Get a trial, test it yourself, check the speed, and verify accuracy against other sources. Watch how your developers react to working with it. Real experience tells you everything. Sales demos are polished. Reality is different.
The Role of Support and Community
Problems happen. You need support that responds fast. Look for multiple contact options: email, chat, phone. Some providers run developer communities where people help each other troubleshoot and swap tips. Those communities are worth their weight in gold.
Ask about response times. Some companies say they offer support but take 48 hours to reply. That’s useless when your platform is down at 2 am on a Saturday during peak betting hours.
Security and Compliance
You’re dealing with real money and personal info. Security can’t be an afterthought. Your provider needs encrypted transfers, secure authentication, all of it.

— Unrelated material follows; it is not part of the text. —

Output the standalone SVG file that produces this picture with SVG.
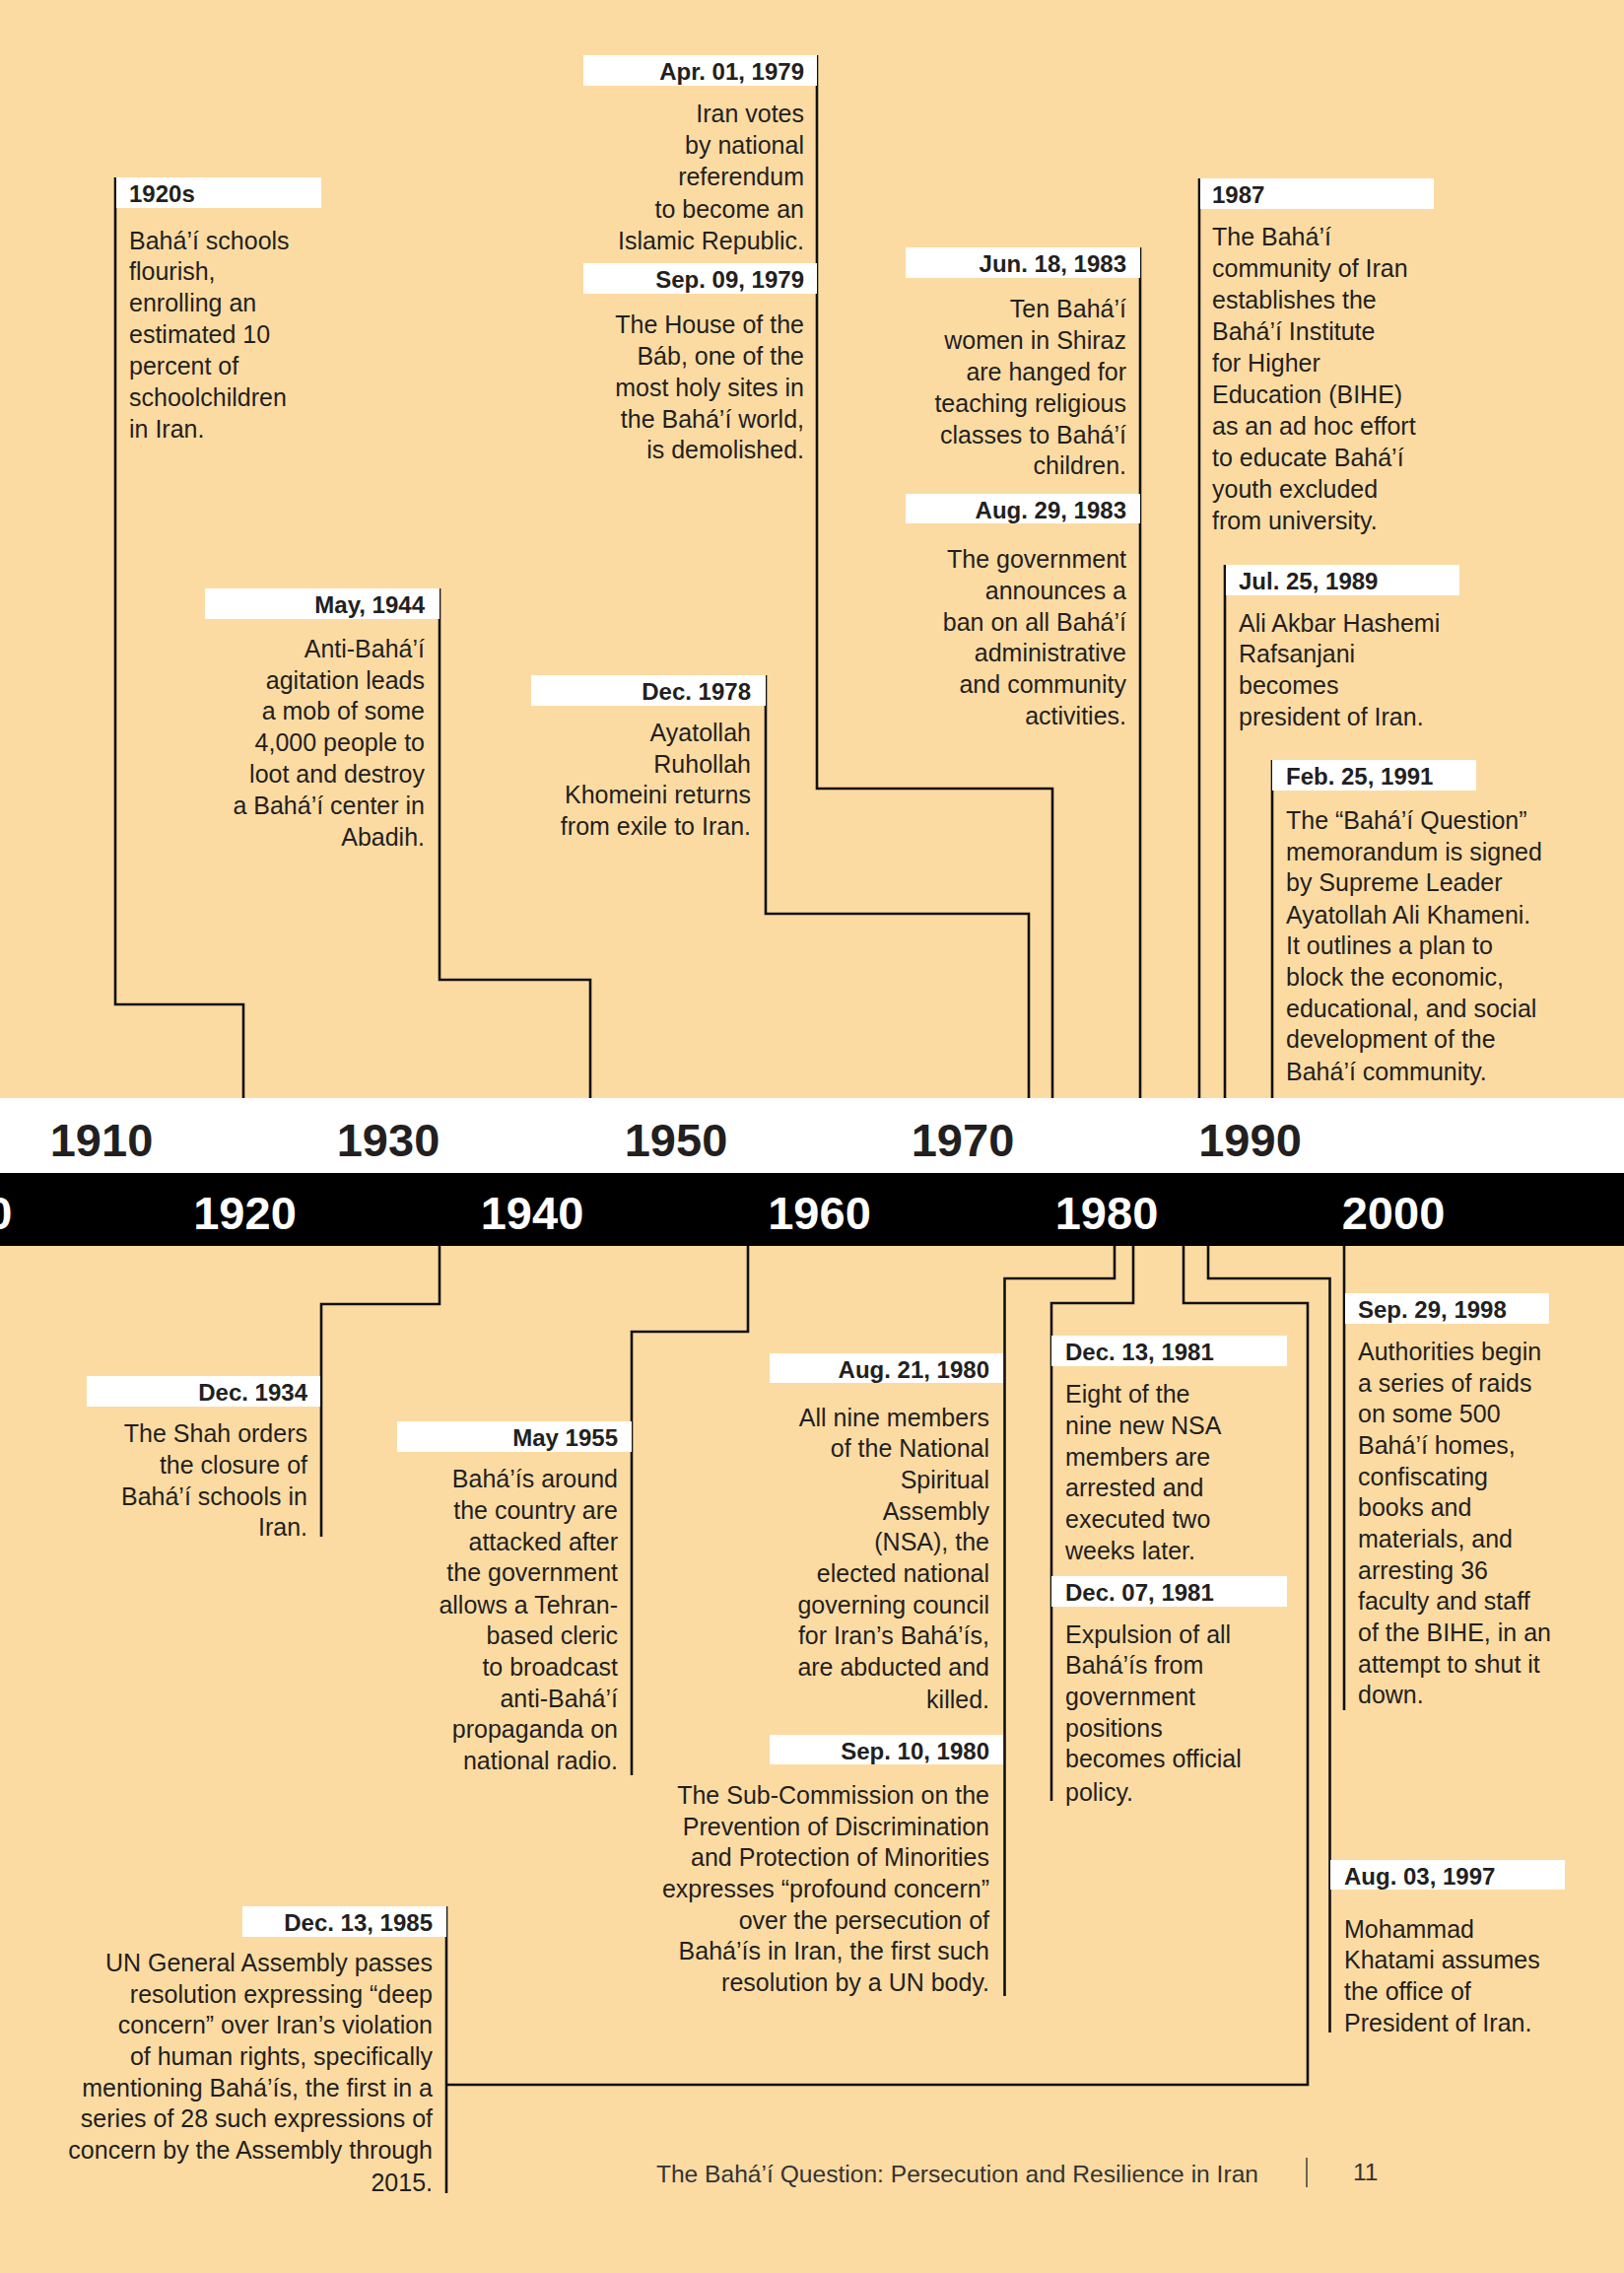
<svg xmlns="http://www.w3.org/2000/svg" width="1648" height="2306" viewBox="0 0 1648 2306">
<style>
text{font-family:"Liberation Sans",Arial,sans-serif;fill:#231f20}
.d{font-size:24px;font-weight:bold}
.b{font-size:25px}
.e{text-anchor:end}
.box{fill:#fff}
.dt{font-size:47px;font-weight:bold;text-anchor:middle}
.dw{fill:#fff}
.ln{fill:none;stroke:#111;stroke-width:2.6}
.foot{font-size:24.6px;fill:#333}
</style>
<rect x="0" y="0" width="1648" height="2306" fill="#fcdba2"/>
<g id="connectors">
<path class="ln" d="M117,180 V1019 H247 V1114"/>
<path class="ln" d="M446,597 V994 H599 V1114"/>
<path class="ln" d="M777,685 V927 H1044 V1114"/>
<path class="ln" d="M829,56 V800 H1068 V1114"/>
<path class="ln" d="M1157,251 V1114"/>
<path class="ln" d="M1217,181 V1114"/>
<path class="ln" d="M1243,573 V1114"/>
<path class="ln" d="M1291,771 V1114"/>
<path class="ln" d="M446,1264 V1323 H326 V1559"/>
<path class="ln" d="M759,1264 V1351 H641 V1801"/>
<path class="ln" d="M1131,1264 V1297 H1019.5 V2025"/>
<path class="ln" d="M1150,1264 V1322 H1067 V1827"/>
<path class="ln" d="M1201,1264 V1322 H1327 V2115 H453"/>
<path class="ln" d="M453,1934 V2225"/>
<path class="ln" d="M1226,1264 V1297 H1349.5 V2062"/>
<path class="ln" d="M1364,1264 V1735"/>
</g>
<g id="timeline">
<rect x="0" y="1114" width="1648" height="76" fill="#fff"/>
<rect x="0" y="1190" width="1648" height="74" fill="#000"/>
<text class="dt" x="103" y="1173">1910</text>
<text class="dt" x="394" y="1173">1930</text>
<text class="dt" x="686" y="1173">1950</text>
<text class="dt" x="977" y="1173">1970</text>
<text class="dt" x="1268.5" y="1173">1990</text>
<text class="dt dw" x="-40" y="1247">1900</text>
<text class="dt dw" x="248.5" y="1247">1920</text>
<text class="dt dw" x="540" y="1247">1940</text>
<text class="dt dw" x="831.5" y="1247">1960</text>
<text class="dt dw" x="1123" y="1247">1980</text>
<text class="dt dw" x="1414" y="1247">2000</text>
</g>
<g id="ev-1920s">
<rect class="box" x="118" y="180" width="208" height="31"/>
<text class="d" x="131" y="205">1920s</text>
<text class="b"><tspan x="131" y="253">Bahá’í schools</tspan><tspan x="131" y="284">flourish,</tspan><tspan x="131" y="316">enrolling an</tspan><tspan x="131" y="348">estimated 10</tspan><tspan x="131" y="380">percent of</tspan><tspan x="131" y="412">schoolchildren</tspan><tspan x="131" y="444">in Iran.</tspan></text>
</g>
<g id="ev-1944">
<rect class="box" x="208" y="597" width="238" height="31"/>
<text class="d e" x="431" y="622">May, 1944</text>
<text class="b e"><tspan x="431" y="667">Anti-Bahá’í</tspan><tspan x="431" y="699">agitation leads</tspan><tspan x="431" y="730">a mob of some</tspan><tspan x="431" y="762">4,000 people to</tspan><tspan x="431" y="794">loot and destroy</tspan><tspan x="431" y="826">a Bahá’í center in</tspan><tspan x="431" y="858">Abadih.</tspan></text>
</g>
<g id="ev-1978">
<rect class="box" x="539" y="685" width="238" height="31"/>
<text class="d e" x="762" y="710">Dec. 1978</text>
<text class="b e"><tspan x="762" y="752">Ayatollah</tspan><tspan x="762" y="784">Ruhollah</tspan><tspan x="762" y="815">Khomeini returns</tspan><tspan x="762" y="847">from exile to Iran.</tspan></text>
</g>
<g id="ev-apr1979">
<rect class="box" x="592" y="56" width="237" height="31"/>
<text class="d e" x="816" y="81">Apr. 01, 1979</text>
<text class="b e"><tspan x="816" y="124">Iran votes</tspan><tspan x="816" y="156">by national</tspan><tspan x="816" y="188">referendum</tspan><tspan x="816" y="221">to become an</tspan><tspan x="816" y="253">Islamic Republic.</tspan></text>
</g>
<g id="ev-sep1979">
<rect class="box" x="592" y="267" width="237" height="31"/>
<text class="d e" x="816" y="292">Sep. 09, 1979</text>
<text class="b e"><tspan x="816" y="338">The House of the</tspan><tspan x="816" y="370">Báb, one of the</tspan><tspan x="816" y="402">most holy sites in</tspan><tspan x="816" y="434">the Bahá’í world,</tspan><tspan x="816" y="465">is demolished.</tspan></text>
</g>
<g id="ev-jun1983">
<rect class="box" x="919" y="251" width="238" height="31"/>
<text class="d e" x="1143" y="276">Jun. 18, 1983</text>
<text class="b e"><tspan x="1143" y="322">Ten Bahá’í</tspan><tspan x="1143" y="354">women in Shiraz</tspan><tspan x="1143" y="386">are hanged for</tspan><tspan x="1143" y="418">teaching religious</tspan><tspan x="1143" y="450">classes to Bahá’í</tspan><tspan x="1143" y="481">children.</tspan></text>
</g>
<g id="ev-aug1983">
<rect class="box" x="919" y="501" width="238" height="30"/>
<text class="d e" x="1143" y="526">Aug. 29, 1983</text>
<text class="b e"><tspan x="1143" y="576">The government</tspan><tspan x="1143" y="608">announces a</tspan><tspan x="1143" y="640">ban on all Bahá’í</tspan><tspan x="1143" y="671">administrative</tspan><tspan x="1143" y="703">and community</tspan><tspan x="1143" y="735">activities.</tspan></text>
</g>
<g id="ev-1987">
<rect class="box" x="1218" y="181" width="237" height="31"/>
<text class="d" x="1230" y="206">1987</text>
<text class="b"><tspan x="1230" y="249">The Bahá’í</tspan><tspan x="1230" y="281">community of Iran</tspan><tspan x="1230" y="313">establishes the</tspan><tspan x="1230" y="345">Bahá’í Institute</tspan><tspan x="1230" y="377">for Higher</tspan><tspan x="1230" y="409">Education (BIHE)</tspan><tspan x="1230" y="441">as an ad hoc effort</tspan><tspan x="1230" y="473">to educate Bahá’í</tspan><tspan x="1230" y="505">youth excluded</tspan><tspan x="1230" y="537">from university.</tspan></text>
</g>
<g id="ev-1989">
<rect class="box" x="1244" y="573" width="237" height="31"/>
<text class="d" x="1257" y="598">Jul. 25, 1989</text>
<text class="b"><tspan x="1257" y="641">Ali Akbar Hashemi</tspan><tspan x="1257" y="672">Rafsanjani</tspan><tspan x="1257" y="704">becomes</tspan><tspan x="1257" y="736">president of Iran.</tspan></text>
</g>
<g id="ev-1991">
<rect class="box" x="1291" y="771" width="207" height="31"/>
<text class="d" x="1305" y="796">Feb. 25, 1991</text>
<text class="b"><tspan x="1305" y="841">The “Bahá’í Question”</tspan><tspan x="1305" y="873">memorandum is signed</tspan><tspan x="1305" y="904">by Supreme Leader</tspan><tspan x="1305" y="937">Ayatollah Ali Khameni.</tspan><tspan x="1305" y="968">It outlines a plan to</tspan><tspan x="1305" y="1000">block the economic,</tspan><tspan x="1305" y="1032">educational, and social</tspan><tspan x="1305" y="1063">development of the</tspan><tspan x="1305" y="1096">Bahá’í community.</tspan></text>
</g>
<g id="ev-1934">
<rect class="box" x="88" y="1396" width="237" height="31"/>
<text class="d e" x="312" y="1421">Dec. 1934</text>
<text class="b e"><tspan x="312" y="1463">The Shah orders</tspan><tspan x="312" y="1495">the closure of</tspan><tspan x="312" y="1527">Bahá’í schools in</tspan><tspan x="312" y="1558">Iran.</tspan></text>
</g>
<g id="ev-1955">
<rect class="box" x="403" y="1442" width="238" height="31"/>
<text class="d e" x="627" y="1467">May 1955</text>
<text class="b e"><tspan x="627" y="1509">Bahá’ís around</tspan><tspan x="627" y="1541">the country are</tspan><tspan x="627" y="1573">attacked after</tspan><tspan x="627" y="1604">the government</tspan><tspan x="627" y="1637">allows a Tehran-</tspan><tspan x="627" y="1668">based cleric</tspan><tspan x="627" y="1700">to broadcast</tspan><tspan x="627" y="1732">anti-Bahá’í</tspan><tspan x="627" y="1763">propaganda on</tspan><tspan x="627" y="1795">national radio.</tspan></text>
</g>
<g id="ev-aug1980">
<rect class="box" x="781" y="1373" width="237" height="30"/>
<text class="d e" x="1004" y="1398">Aug. 21, 1980</text>
<text class="b e"><tspan x="1004" y="1447">All nine members</tspan><tspan x="1004" y="1478">of the National</tspan><tspan x="1004" y="1510">Spiritual</tspan><tspan x="1004" y="1542">Assembly</tspan><tspan x="1004" y="1573">(NSA), the</tspan><tspan x="1004" y="1605">elected national</tspan><tspan x="1004" y="1637">governing council</tspan><tspan x="1004" y="1668">for Iran’s Bahá’ís,</tspan><tspan x="1004" y="1700">are abducted and</tspan><tspan x="1004" y="1733">killed.</tspan></text>
</g>
<g id="ev-sep1980">
<rect class="box" x="781" y="1760" width="237" height="30"/>
<text class="d e" x="1004" y="1785">Sep. 10, 1980</text>
<text class="b e"><tspan x="1004" y="1830">The Sub-Commission on the</tspan><tspan x="1004" y="1862">Prevention of Discrimination</tspan><tspan x="1004" y="1893">and Protection of Minorities</tspan><tspan x="1004" y="1925">expresses “profound concern”</tspan><tspan x="1004" y="1957">over the persecution of</tspan><tspan x="1004" y="1988">Bahá’ís in Iran, the first such</tspan><tspan x="1004" y="2020">resolution by a UN body.</tspan></text>
</g>
<g id="ev-dec13-1981">
<rect class="box" x="1067" y="1355" width="239" height="31"/>
<text class="d" x="1081" y="1380">Dec. 13, 1981</text>
<text class="b"><tspan x="1081" y="1423">Eight of the</tspan><tspan x="1081" y="1455">nine new NSA</tspan><tspan x="1081" y="1487">members are</tspan><tspan x="1081" y="1518">arrested and</tspan><tspan x="1081" y="1550">executed two</tspan><tspan x="1081" y="1582">weeks later.</tspan></text>
</g>
<g id="ev-dec07-1981">
<rect class="box" x="1067" y="1599" width="239" height="31"/>
<text class="d" x="1081" y="1624">Dec. 07, 1981</text>
<text class="b"><tspan x="1081" y="1667">Expulsion of all</tspan><tspan x="1081" y="1698">Bahá’ís from</tspan><tspan x="1081" y="1730">government</tspan><tspan x="1081" y="1762">positions</tspan><tspan x="1081" y="1793">becomes official</tspan><tspan x="1081" y="1827">policy.</tspan></text>
</g>
<g id="ev-1998">
<rect class="box" x="1365" y="1312" width="207" height="31"/>
<text class="d" x="1378" y="1337">Sep. 29, 1998</text>
<text class="b"><tspan x="1378" y="1380">Authorities begin</tspan><tspan x="1378" y="1412">a series of raids</tspan><tspan x="1378" y="1443">on some 500</tspan><tspan x="1378" y="1475">Bahá’í homes,</tspan><tspan x="1378" y="1507">confiscating</tspan><tspan x="1378" y="1538">books and</tspan><tspan x="1378" y="1570">materials, and</tspan><tspan x="1378" y="1602">arresting 36</tspan><tspan x="1378" y="1633">faculty and staff</tspan><tspan x="1378" y="1665">of the BIHE, in an</tspan><tspan x="1378" y="1697">attempt to shut it</tspan><tspan x="1378" y="1728">down.</tspan></text>
</g>
<g id="ev-1997">
<rect class="box" x="1350" y="1887" width="238" height="30"/>
<text class="d" x="1364" y="1912">Aug. 03, 1997</text>
<text class="b"><tspan x="1364" y="1966">Mohammad</tspan><tspan x="1364" y="1997">Khatami assumes</tspan><tspan x="1364" y="2029">the office of</tspan><tspan x="1364" y="2061">President of Iran.</tspan></text>
</g>
<g id="ev-1985">
<rect class="box" x="246" y="1934" width="207" height="31"/>
<text class="d e" x="439" y="1959">Dec. 13, 1985</text>
<text class="b e"><tspan x="439" y="2000">UN General Assembly passes</tspan><tspan x="439" y="2032">resolution expressing “deep</tspan><tspan x="439" y="2063">concern” over Iran’s violation</tspan><tspan x="439" y="2095">of human rights, specifically</tspan><tspan x="439" y="2127">mentioning Bahá’ís, the first in a</tspan><tspan x="439" y="2158">series of 28 such expressions of</tspan><tspan x="439" y="2190">concern by the Assembly through</tspan><tspan x="439" y="2223">2015.</tspan></text>
</g>
<g id="footer">
<text class="foot e" x="1277" y="2214">The Bahá’í Question: Persecution and Resilience in Iran</text>
<line x1="1326" y1="2189" x2="1326" y2="2219" stroke="#333" stroke-width="1.4"/>
<text class="foot" x="1373" y="2212">11</text>
</g>
</svg>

Then there’s compliance. Betting laws change by region and get stricter. Make sure your provider meets regulations everywhere you operate. This isn’t optional. Getting this wrong means legal trouble, fines, or worse. Ask for documentation proving their compliance.
Making the Final Decision
Evaluate your leading choices based on speed, data accuracy, market coverage, customer support, and cost. Test them, consult their technical teams, and dig deep with questions. Switching later is a nightmare and costs a fortune. Do this right the first time.
Sleep on it. Seriously. Don’t sign contracts the same day you finish trials. Give yourself time to think through everything. Discuss with your team. Make sure everyone’s comfortable with the choice.
Conclusion
Your API provider matters more than almost anything else. Pick right, and you get fast, reliable odds that help you grow. Pick wrong, and technical problems never stop.
Focus on what counts: coverage, speed, reliability, easy integration, and reasonable costs. Test hard. Choose someone who fits now and grows with you later. The right partner builds your foundation instead of becoming your constant headache. Take your time with this decision. It’s that important.